The problem of how to maintain a state of justice and seek retribution to the descendents of past atrocities is also complicated by the fact that it is difficult to come up with material and monetary quantities that could be seen as adequately compensating or, worse, that would somehow, again, work negatively to erase the severity and abhorrent nature of the past crimes by somehow canceling them with sufficient funds. Also, at what point does one stop seeking to be compensated for ancient decisions? If I find that a great great great uncle had a castle in England and was murdered and had it stolen from him by someone whose descendents happen to still be living in the lap of luxury because of it, while I'm now working menial 9 to 5 jobs (as have all my ancestors since), can we seek retribution from the present day descendents of the murderous thief? I admit, this is a sticky situation but we should not shy away from it for such reasons. Humanity needs to take responsibility for the problems it has created for itself. We need to know that effort is required and not quick fixes. We also need to be able to judge the severity of past crimes and current fallout. For example, in the scenario I gave, have I truly been put in a position that has crushed my soul, blocked my ability to enjoy rights and freedoms? No, not really. I still have my culture intact, I still have strong standing in a community and do not experience the irrational fist of prejudice on a daily basis. In the case of past atrocities and injustices committed against aboriginal populations, these crimes have far more damaging ramifications to this day. Racism, inferior status, continued lying and manipulation, attempts to eradicate entire cultures and civilizations. There is a major difference here, I think.

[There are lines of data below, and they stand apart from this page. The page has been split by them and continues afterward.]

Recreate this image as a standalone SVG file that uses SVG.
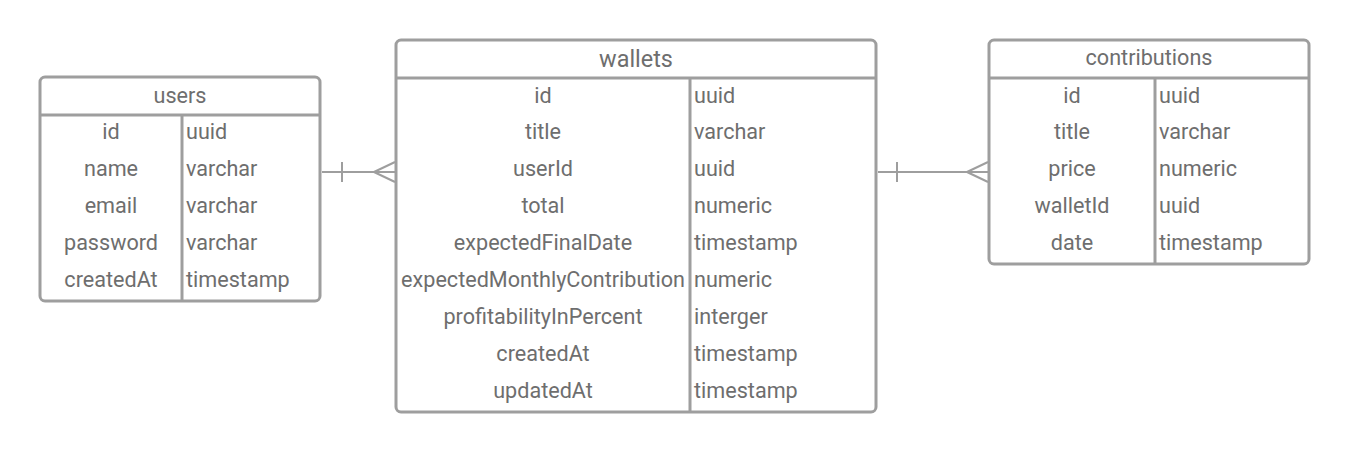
<svg xmlns="http://www.w3.org/2000/svg" width="1350" height="453" viewBox="0 0 1350 453">
<style>
.box{fill:#fff;stroke:#9e9e9e;stroke-width:3}
.ln{stroke:#9e9e9e;stroke-width:3;fill:none}
.cn{stroke:#9e9e9e;stroke-width:2;fill:none}
text{font-family:Roboto,"Liberation Sans",Arial,sans-serif;font-size:21.6px;fill:#6e6e6e;dominant-baseline:central}
.h{text-anchor:middle}
.k{text-anchor:middle}
</style>
<rect width="1350" height="453" fill="#fff"/>
<g id="users">
<rect class="box" x="40" y="77" width="280" height="224" rx="5"/>
<line class="ln" x1="40" y1="115" x2="320" y2="115"/>
<line class="ln" x1="182" y1="115" x2="182" y2="301"/>
<text class="h" x="180" y="95">users</text>
<text class="k" x="111" y="131">id</text><text x="186" y="131">uuid</text>
<text class="k" x="111" y="168">name</text><text x="186" y="168">varchar</text>
<text class="k" x="111" y="205">email</text><text x="186" y="205">varchar</text>
<text class="k" x="111" y="242">password</text><text x="186" y="242">varchar</text>
<text class="k" x="111" y="279">createdAt</text><text x="186" y="279">timestamp</text>
</g>
<g id="wallets">
<rect class="box" x="396" y="40" width="480" height="372" rx="5"/>
<line class="ln" x1="396" y1="78" x2="876" y2="78"/>
<line class="ln" x1="690" y1="78" x2="690" y2="412"/>
<text class="h" x="636" y="59" style="font-size:23.4px">wallets</text>
<text class="k" x="543" y="95">id</text><text x="694" y="95">uuid</text>
<text class="k" x="543" y="131">title</text><text x="694" y="131">varchar</text>
<text class="k" x="543" y="168">userId</text><text x="694" y="168">uuid</text>
<text class="k" x="543" y="205">total</text><text x="694" y="205">numeric</text>
<text class="k" x="543" y="242">expectedFinalDate</text><text x="694" y="242">timestamp</text>
<text class="k" x="543" y="279">expectedMonthlyContribution</text><text x="694" y="279">numeric</text>
<text class="k" x="543" y="316">profitabilityInPercent</text><text x="694" y="316">interger</text>
<text class="k" x="543" y="353">createdAt</text><text x="694" y="353">timestamp</text>
<text class="k" x="543" y="390">updatedAt</text><text x="694" y="390">timestamp</text>
</g>
<g id="contributions">
<rect class="box" x="989" y="40" width="320" height="224" rx="5"/>
<line class="ln" x1="989" y1="78" x2="1309" y2="78"/>
<line class="ln" x1="1155" y1="78" x2="1155" y2="264"/>
<text class="h" x="1149" y="57">contributions</text>
<text class="k" x="1072" y="95">id</text><text x="1159" y="95">uuid</text>
<text class="k" x="1072" y="131">title</text><text x="1159" y="131">varchar</text>
<text class="k" x="1072" y="168">price</text><text x="1159" y="168">numeric</text>
<text class="k" x="1072" y="205">walletId</text><text x="1159" y="205">uuid</text>
<text class="k" x="1072" y="242">date</text><text x="1159" y="242">timestamp</text>
</g>
<g id="connectors">
<path class="cn" d="M322 172H395M342 162V182M374 172L395 162M374 172L395 182"/>
<path class="cn" d="M878 172H988M897 162V182M967 172L988 162M967 172L988 182"/>
</g>
</svg>
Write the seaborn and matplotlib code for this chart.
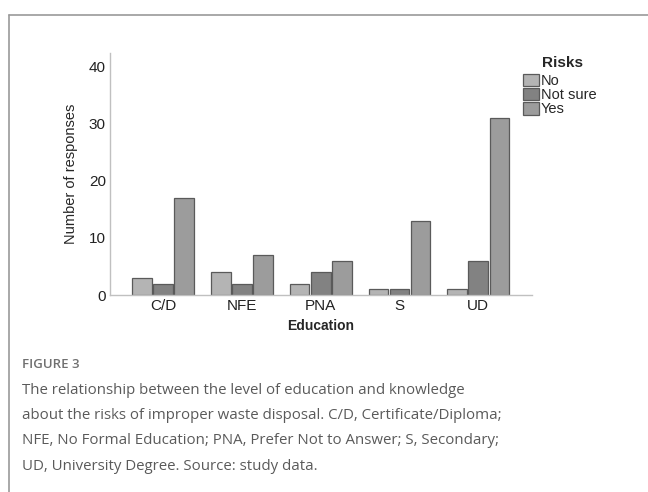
import pandas as pd
import matplotlib.pyplot as plt
import seaborn as sns
from matplotlib.patches import Patch
from matplotlib.lines import Line2D

# data
education = ['C/D', 'NFE', 'PNA', 'S', 'UD']
risks = ['No', 'Not sure', 'Yes']
no_counts = [3, 4, 2, 1, 1]
not_sure_counts = [2, 2, 4, 1, 6]
yes_counts = [17, 7, 6, 13, 31]

colors = {'No': '#b4b4b4', 'Not sure': '#828282', 'Yes': '#9c9c9c'}

df = pd.DataFrame({
    'Education': education * 3,
    'Risks': ['No'] * 5 + ['Not sure'] * 5 + ['Yes'] * 5,
    'count': no_counts + not_sure_counts + yes_counts,
})

sns.set_style('white')
plt.rcParams['font.family'] = ['Liberation Sans', 'DejaVu Sans']

fig = plt.figure(figsize=(6.48, 4.92), dpi=100)
ax = fig.add_axes([0.1698, 0.4004, 0.6512, 0.4919])

sns.barplot(data=df, x='Education', y='count', hue='Risks', order=education,
            hue_order=risks, palette=colors, edgecolor='#5a5a5a', linewidth=0.9,
            width=0.8, gap=0.06, ax=ax, legend=False)

ax.set_ylim(0, 42.3)
ax.set_xlim(-0.67, 4.68)
ax.set_yticks([0, 10, 20, 30, 40])
ax.tick_params(axis='both', length=0, labelsize=11, colors='#222222', pad=3)
for s in ['top', 'right']:
    ax.spines[s].set_visible(False)
for s in ['left', 'bottom']:
    ax.spines[s].set_color('#c0c0c0')
    ax.spines[s].set_linewidth(1.0)

ax.set_xlabel('Education', fontsize=10, fontweight='bold', labelpad=4)
ax.set_ylabel('Number of responses', fontsize=10.5, labelpad=8)

# legend (title drawn separately to get the wider gap)
handles = [Patch(facecolor=colors[r], edgecolor='#5a5a5a', linewidth=0.9) for r in risks]
leg = ax.legend(handles, risks, loc='upper left', bbox_to_anchor=(0.979, 0.915),
                frameon=False, fontsize=10.5, handlelength=1.1, handleheight=0.95,
                handletextpad=0.1, labelspacing=0.0, borderpad=0, borderaxespad=0)
ax.text(1.073, 0.959, 'Risks', transform=ax.transAxes, ha='center', va='center',
        fontsize=11, fontweight='bold')

# frame around the figure panel
fig.add_artist(Line2D([9 / 648, 9 / 648], [0, 1 - 15 / 492], transform=fig.transFigure,
                      color='#9a9a9a', linewidth=1.2))
fig.add_artist(Line2D([9 / 648, 1], [1 - 15 / 492, 1 - 15 / 492], transform=fig.transFigure,
                      color='#9a9a9a', linewidth=1.2))

# caption
cap_font = ['Open Sans', 'DejaVu Sans']
fig.text(22 / 648, 1 - 364 / 492, 'FIGURE 3', fontsize=9.5, color='#707070', va='center',
         family=cap_font, fontweight='semibold')
caption = ['The relationship between the level of education and knowledge',
           'about the risks of improper waste disposal. C/D, Certificate/Diploma;',
           'NFE, No Formal Education; PNA, Prefer Not to Answer; S, Secondary;',
           'UD, University Degree. Source: study data.']
for i, line in enumerate(caption):
    fig.text(22 / 648, 1 - (390 + i * 25.5) / 492, line, fontsize=10.8, color='#5a5a5a',
             va='center', family=cap_font)

fig.savefig('out.png', dpi=100)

An appropriate quote quoted in Wright's book to end this:

(this concerns events around 1838 when Cherokees were being forced to be resettled, yet again):

"When removal came, they argued that Treaty of Echota did not apply to them, as they were North Carolina citizens. Their leader, old Yonaguska, or Drowning Bear, was said to be the finest speaker of his time....When Boudinot's Bible came out in Sequoyan script [a form of writing created by the Cherokees after colonial contact], Yonaguska listed to a chapter or two and remarked, 'Well, it seems to be a good book - strange that the white people are not better, after having had it so long'."